Not every company offers that additional coverage, but out of the top companies above, the following offer CPE coverage:

  • American Family
  • Farmers
  • Progressive
  • USAA

Liberty Mutual and State Farm provide extensive original parts replacement, but it may not apply to certain rim or wheel kits. Furthermore, each company will offer various types of coverage for different equipment, and rates will vary accordingly. To save money, shop around and obtain car insurance quotes from at least three different companies to find the right coverage for you.

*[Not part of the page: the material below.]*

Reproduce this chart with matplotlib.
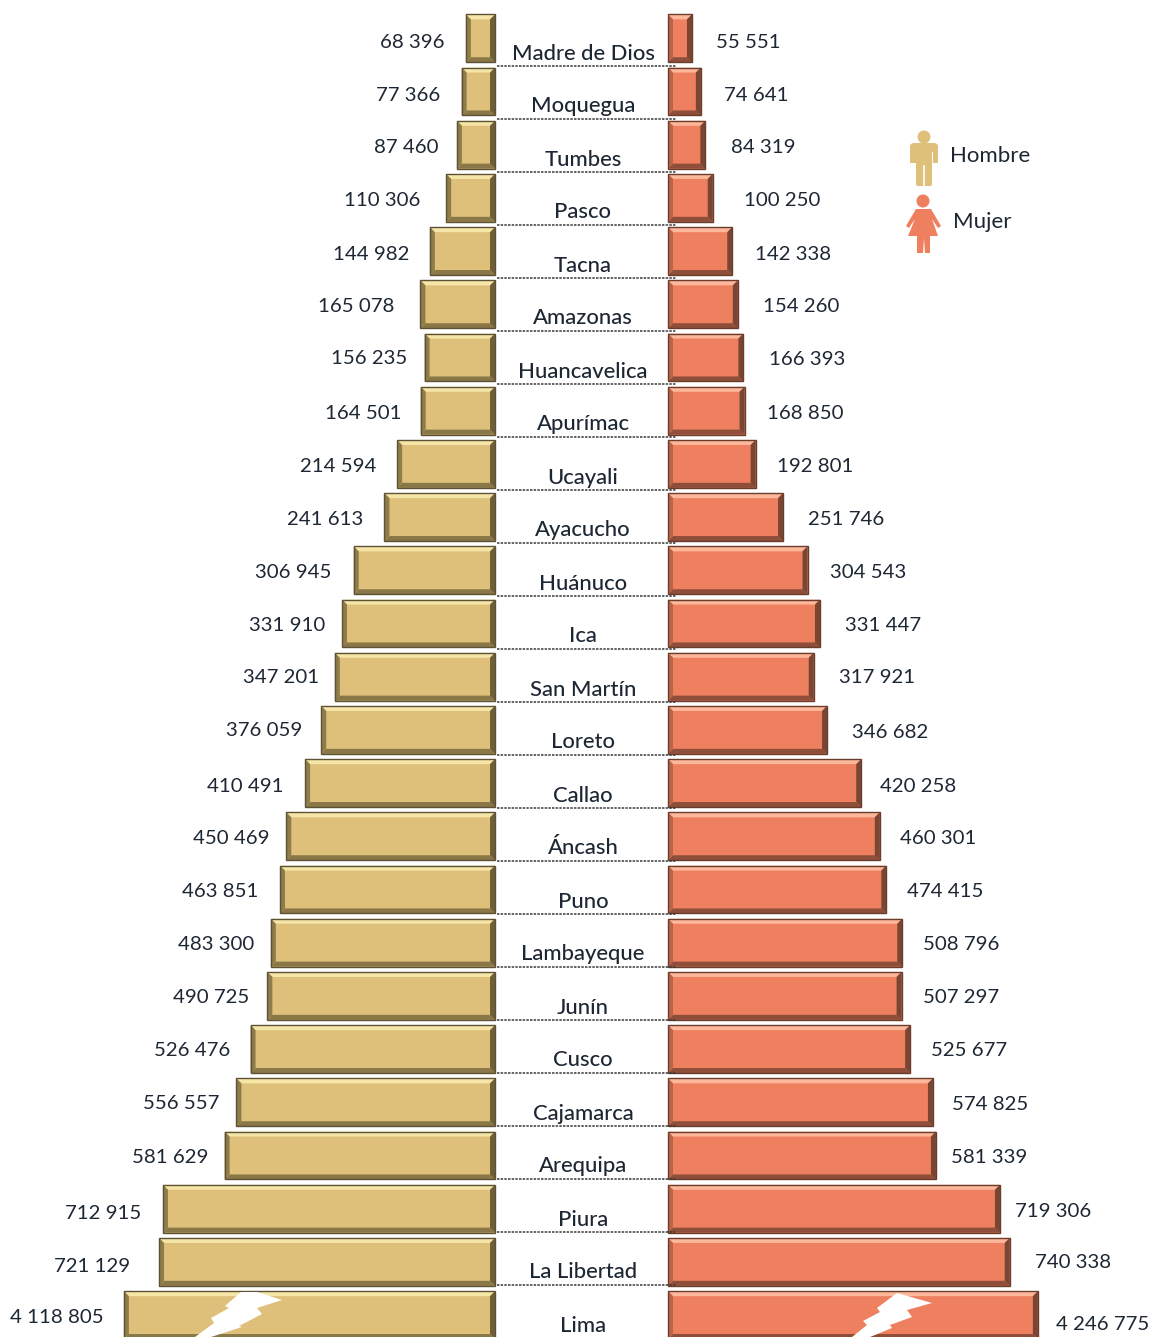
import matplotlib
matplotlib.use('Agg')
import matplotlib.pyplot as plt
from matplotlib.patches import Circle, Polygon, FancyBboxPatch, Rectangle

plt.rcParams['font.family'] = ['Lato', 'DejaVu Sans']

# population by region, smallest on top
regions = ['Madre de Dios', 'Moquegua', 'Tumbes', 'Pasco', 'Tacna', 'Amazonas', 'Huancavelica',
           'Apurímac', 'Ucayali', 'Ayacucho', 'Huánuco', 'Ica', 'San Martín', 'Loreto', 'Callao',
           'Áncash', 'Puno', 'Lambayeque', 'Junín', 'Cusco', 'Cajamarca', 'Arequipa', 'Piura',
           'La Libertad', 'Lima']
hombres = [68396, 77366, 87460, 110306, 144982, 165078, 156235, 164501, 214594, 241613, 306945,
           331910, 347201, 376059, 410491, 450469, 463851, 483300, 490725, 526476, 556557,
           581629, 712915, 721129, 4118805]
mujeres = [55551, 74641, 84319, 100250, 142338, 154260, 166393, 168850, 192801, 251746, 304543,
           331447, 317921, 346682, 420258, 460301, 474415, 508796, 507297, 525677, 574825,
           581339, 719306, 740338, 4246775]
# Lima is drawn with a broken bar, so its length is not its value
lima_hombres_drawn = 796000
lima_mujeres_drawn = 801000

# label tweaks in pixels (the labels in the original were placed by hand)
gap_h = [21, 21, 18, 26, 20, 26, 17, 19, 21, 21, 22, 17, 16, 19, 22, 17, 22, 17, 18, 20, 17, 16, 22, 29, 20]
gap_m = [24, 23, 26, 31, 23, 25, 26, 22, 21, 25, 22, 25, 25, 25, 19, 20, 21, 21, 21, 21, 19, 15, 15, 25, 18]
dy_h = [3, 3, 2, 2, 2, 1.5, 0, 2, 2, 1, 1, 1, 0, 0, 2, 1.5, 1, 1, 0.5, 0, 0, 1, 4, 4, 1]
dy_m = [3, 3, 2, 2, 2, 1.5, 1, 2, 2, 1, 1, 1, 0, 2, 2, 1.5, 1, 1, 0.5, 0, 1, 1, 2, 0, 8]

W, H = 1150, 1337
ORO = '#DEC07A'
CORAL = '#EE8060'
TXT = '#1d2733'
FS = 14.7
FS_REG = 15.8

PX_H = 0.00047   # px per person
PX_M = 0.000464
base_h = 3 / PX_H
base_m = 1.8 / PX_M
PITCH = 53.2
Y0 = 38.3


def fmt(v):
    return f'{v:,}'.replace(',', ' ')


def bevel_bar(ax, i, v, base, px, main, light, side1, side2, dark, edge):
    h = 0.9 / 2
    ax.barh(i, v - base, left=base, height=2 * h, color=main, linewidth=0, zorder=2)
    bx = 5 / px
    by = 5 / PITCH
    # bevel faces around the bar
    ax.fill([base, v, v - bx, base + bx], [i - h, i - h, i - h + by, i - h + by], color=light, lw=0, zorder=3)
    ax.fill([base, v, v - bx, base + bx], [i + h, i + h, i + h - by, i + h - by], color=dark, lw=0, zorder=3)
    ax.fill([v, v, v - bx, v - bx], [i - h, i + h, i + h - by, i - h + by], color=side1, lw=0, zorder=3)
    ax.fill([base, base, base + bx, base + bx], [i - h, i + h, i + h - by, i - h + by], color=side2, lw=0, zorder=3)
    ax.barh(i, v - base, left=base, height=2 * h, facecolor='none', edgecolor=edge, linewidth=1.0, zorder=4)


fig = plt.figure(figsize=(W / 100, H / 100), dpi=100, facecolor='white')
rows = (-Y0 / PITCH, (H - Y0) / PITCH)

ax_h = fig.add_axes([0, 0, 505 / W, 1])
ax_h.set_xlim(498 / PX_H, -7 / PX_H)
ax_m = fig.add_axes([660 / W, 0, 490 / W, 1])
ax_m.set_xlim((660 - 666.2) / PX_M, (W - 666.2) / PX_M)
for ax in (ax_h, ax_m):
    ax.set_ylim(rows[1], rows[0])
    ax.axis('off')

drawn_h = hombres[:-1] + [lima_hombres_drawn]
drawn_m = mujeres[:-1] + [lima_mujeres_drawn]

for i in range(len(regions)):
    bevel_bar(ax_h, i, drawn_h[i], base_h, PX_H, ORO, '#F5E6A8', '#8F7C4B', '#6F5F39', '#8A7747', '#5d5235')
    bevel_bar(ax_m, i, drawn_m[i], base_m, PX_M, CORAL, '#FDB79A', '#7A4634', '#B8654A', '#8E4E39', '#6b3d2c')
    ax_h.annotate(fmt(hombres[i]), xy=(drawn_h[i], i), xytext=(-gap_h[i], -dy_h[i] - 1), textcoords='offset pixels',
                  ha='right', va='center', fontsize=FS, color=TXT, zorder=5)
    ax_m.annotate(fmt(mujeres[i]), xy=(drawn_m[i], i), xytext=(gap_m[i], -dy_m[i] - 1), textcoords='offset pixels',
                  ha='left', va='center', fontsize=FS, color=TXT, zorder=5)

# centre column: region names sitting on dashed lines
ax_c = fig.add_axes([0, 0, 1, 1])
ax_c.patch.set_alpha(0)
ax_c.set_xlim(0, W)
ax_c.set_ylim(H, 0)
ax_c.axis('off')
for i, name in enumerate(regions):
    yy = 66 + 53 * i
    ax_c.text(583, yy - 12.5, name, ha='center', va='center', fontsize=FS_REG, fontweight='medium', color=TXT, zorder=6)
    if i < len(regions) - 1:
        ax_c.plot([497, 676], [yy, yy], color='#3a3a3a', lw=1.1, ls=(0, (1.6, 0.8)), zorder=6)

# lightning bolts marking the broken Lima bars
bolt_h = [(241, 1292), (257, 1292), (282, 1300), (257, 1308), (262, 1314), (239, 1326), (242, 1327),
          (211, 1337), (195, 1337), (214, 1323), (211, 1318), (229, 1308), (225, 1306)]
bolt_m = [(897, 1293), (932, 1303), (907, 1310), (912, 1317), (890, 1325), (892, 1328), (870, 1337),
          (852, 1337), (867, 1325), (863, 1321), (880, 1312), (877, 1308)]
ax_c.add_patch(Polygon(bolt_h, color='white', lw=0, zorder=7))
ax_c.add_patch(Polygon(bolt_m, color='white', lw=0, zorder=7))

# legend pictograms
ax_c.add_patch(Circle((924, 137), 6.5, color=ORO, lw=0))
ax_c.add_patch(FancyBboxPatch((910, 143), 28, 9, boxstyle='round,pad=0,rounding_size=4', color=ORO, lw=0))
ax_c.add_patch(Rectangle((910, 147), 5.5, 16, color=ORO, lw=0))
ax_c.add_patch(Rectangle((932.5, 147), 5.5, 16, color=ORO, lw=0))
ax_c.add_patch(FancyBboxPatch((916, 145), 16, 41, boxstyle='round,pad=0,rounding_size=2', color=ORO, lw=0))
ax_c.plot([924, 924], [166, 187], color='white', lw=1.2)
ax_c.add_patch(Circle((923, 201), 6.5, color=CORAL, lw=0))
ax_c.add_patch(Polygon([(916, 209), (931, 209), (941, 226), (938, 228), (932, 219), (938, 236), (908, 236), (915, 219),
                        (909, 228), (906, 226)], color=CORAL, lw=0))
ax_c.add_patch(Polygon([(917, 236), (930, 236), (930, 253), (925, 253), (924, 238), (923, 253), (917, 253)],
                       color=CORAL, lw=0))
ax_c.text(950, 156.5, 'Hombre', ha='left', va='center', fontsize=FS_REG + 0.2, color=TXT)
ax_c.text(953, 222.5, 'Mujer', ha='left', va='center', fontsize=FS_REG + 0.2, color=TXT)

fig.savefig('out.png', dpi=100)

Understanding The Three-Tire Rule: The Bottom Line

The three-tire rule is a car insurance myth which implies that companies will only pay out if all four tires are damaged. This isn’t true. 

As long as you carry a full coverage auto insurance policy, all four of your tires are covered during accidents and from acts of vandalism and inclement weather.

However, how much your insurance covers depends on the type of policy in place. How your tires were damaged and your deductible amount also impact coverage. But there is no limit to the number of slashed tires your policy covers.

Now that you know the three-tire rule isn’t real, you may want to adjust your insurance coverage. If you want your car insurance to cover three tires or less, consider carrying a lower deductible. A lower insurance deductible can raise your monthly rates, but you won’t pay as much out of pocket when replacing slashed tires.